Prohibition on conversions: The Ordinance prohibits conversion of religion through means, such as: (i) force, misrepresentation, undue influence, and allurement, or (ii) fraud, or (iii) marriage. It also prohibits a person from abetting, convincing, and conspiring to such conversions. The Ordinance assigns the burden of proof of the lawfulness of religious conversion to the persons causing or facilitating such conversions. However, a person reconverting to his/her immediate previous religion is allowed.
Marriages involving religious conversion: Under the Ordinance, a marriage is liable to be declared void if it was done for the sole purpose of unlawful conversion, or vice-versa. However, a marriage involving religious conversion is permitted if the conversion is undergone as per the procedure laid down under the Ordinance.
Punishment for unlawful conversions: The Ordinance provides for punishment for causing or facilitating unlawful religious conversion, as specified in Table 1. Further, the accused will be liable to pay compensation of up to five lakh rupees to the victim of conversion. Additionally, repeat offences will attract double the punishment specified for the respective offence.

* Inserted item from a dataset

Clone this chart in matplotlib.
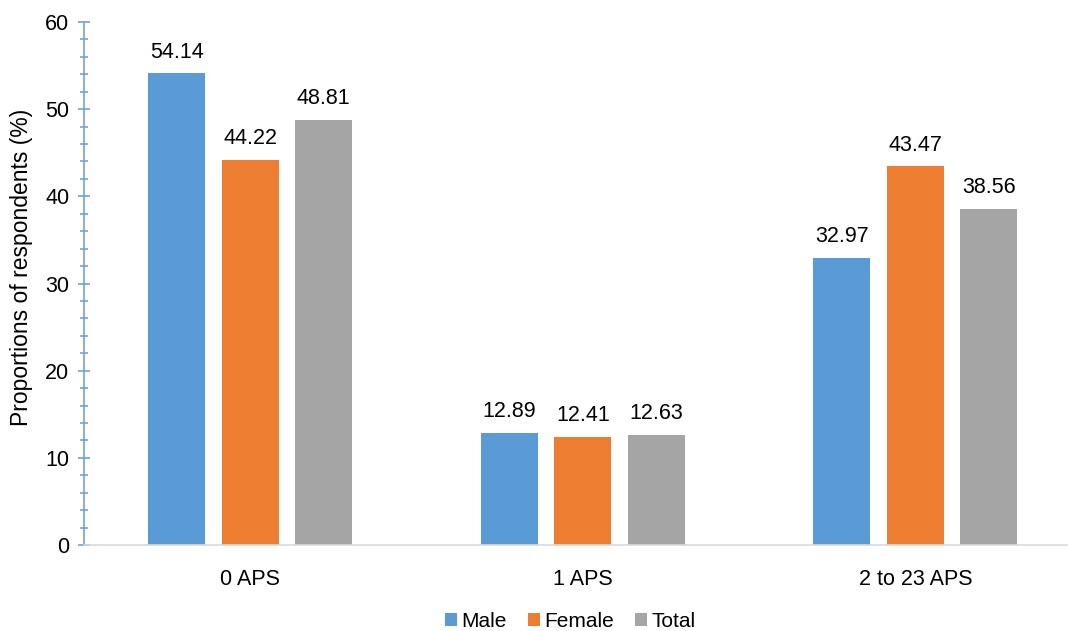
import matplotlib.pyplot as plt
import numpy as np

plt.rcParams['font.family'] = ['Liberation Sans', 'DejaVu Sans']

categories = ['0 APS', '1 APS', '2 to 23 APS']
male = [54.14, 12.89, 32.97]
female = [44.22, 12.41, 43.47]
total = [48.81, 12.63, 38.56]
series_names = ['Male', 'Female', 'Total']
colors = ['#5B9BD5', '#ED7D31', '#A5A5A5']

fig = plt.figure(figsize=(10.68, 6.31), dpi=100)
ax = fig.add_axes([0.0787, 0.1363, 0.9213, 0.8288])

x = np.arange(len(categories))
w = 0.171
step = 0.221
for i, (vals, name, c) in enumerate(zip([male, female, total], series_names, colors)):
    bars = ax.bar(x + (i - 1) * step, vals, width=w, color=c, label=name)
    for b, v in zip(bars, vals):
        ax.annotate(f'{v:.2f}', (b.get_x() + b.get_width() / 2, v),
                    xytext=(0, 7.5), textcoords='offset points',
                    ha='center', va='bottom', fontsize=15.5)

ax.set_xlim(-0.5, 2.459)
ax.set_ylim(0, 60)
ax.set_xticks(x)
ax.set_xticklabels(categories)
ax.set_yticks(range(0, 61, 10))
ax.set_yticks(range(0, 61, 2), minor=True)

ax.spines['top'].set_visible(False)
ax.spines['right'].set_visible(False)
ax.spines['left'].set_color('#6FA3D6')
ax.spines['left'].set_linewidth(1.2)
ax.spines['bottom'].set_color('#D9D9D9')
ax.spines['bottom'].set_linewidth(1.2)

ax.tick_params(axis='y', which='major', direction='inout', length=9, width=1.2,
               color='#6FA3D6', labelsize=15.5, pad=6)
ax.tick_params(axis='y', which='minor', direction='inout', length=6, width=1.2,
               color='#6FA3D6')
ax.tick_params(axis='x', length=0, labelsize=15.5, pad=17)

ax.set_ylabel('Proportions of respondents (%)', fontsize=16.5)
ax.yaxis.set_label_coords(-0.052, 0.53)

fig.legend(loc='lower center', bbox_to_anchor=(0.534, -0.03), ncol=3, frameon=False,
           fontsize=15, handlelength=0.6, handleheight=0.6, handletextpad=0.2,
           columnspacing=1.0)

fig.savefig('out.png', dpi=100)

All offences under the Ordinance are cognisable and non-bailable.
Table 1: Punishments prescribed under the Ordinance for offences by individuals for causing/facilitating the conversion
Type of offence |
Term of imprisonment |
Fine amount |
Mass conversion (conversion of two or more persons) |
3-10 years |
Rs 50,000 or more |
Conversion of a minor, woman, or person belonging to SC or ST |
2-10 years |
Rs 25,000 or more |
Any other conversion |
1-5 years |
Rs 15,000 or more |
If any of the above three offences are committed by an organisation, the registration of the organisation is liable to be cancelled and grants or financial aid from the state government is liable to be discontinued.
Note: For Odisha, Jharkhand, and Uttarakhand, some of the penalties have been specified in the Rules published under their respective Acts. For the rest of the states, the penalties have been specified in the respective Acts.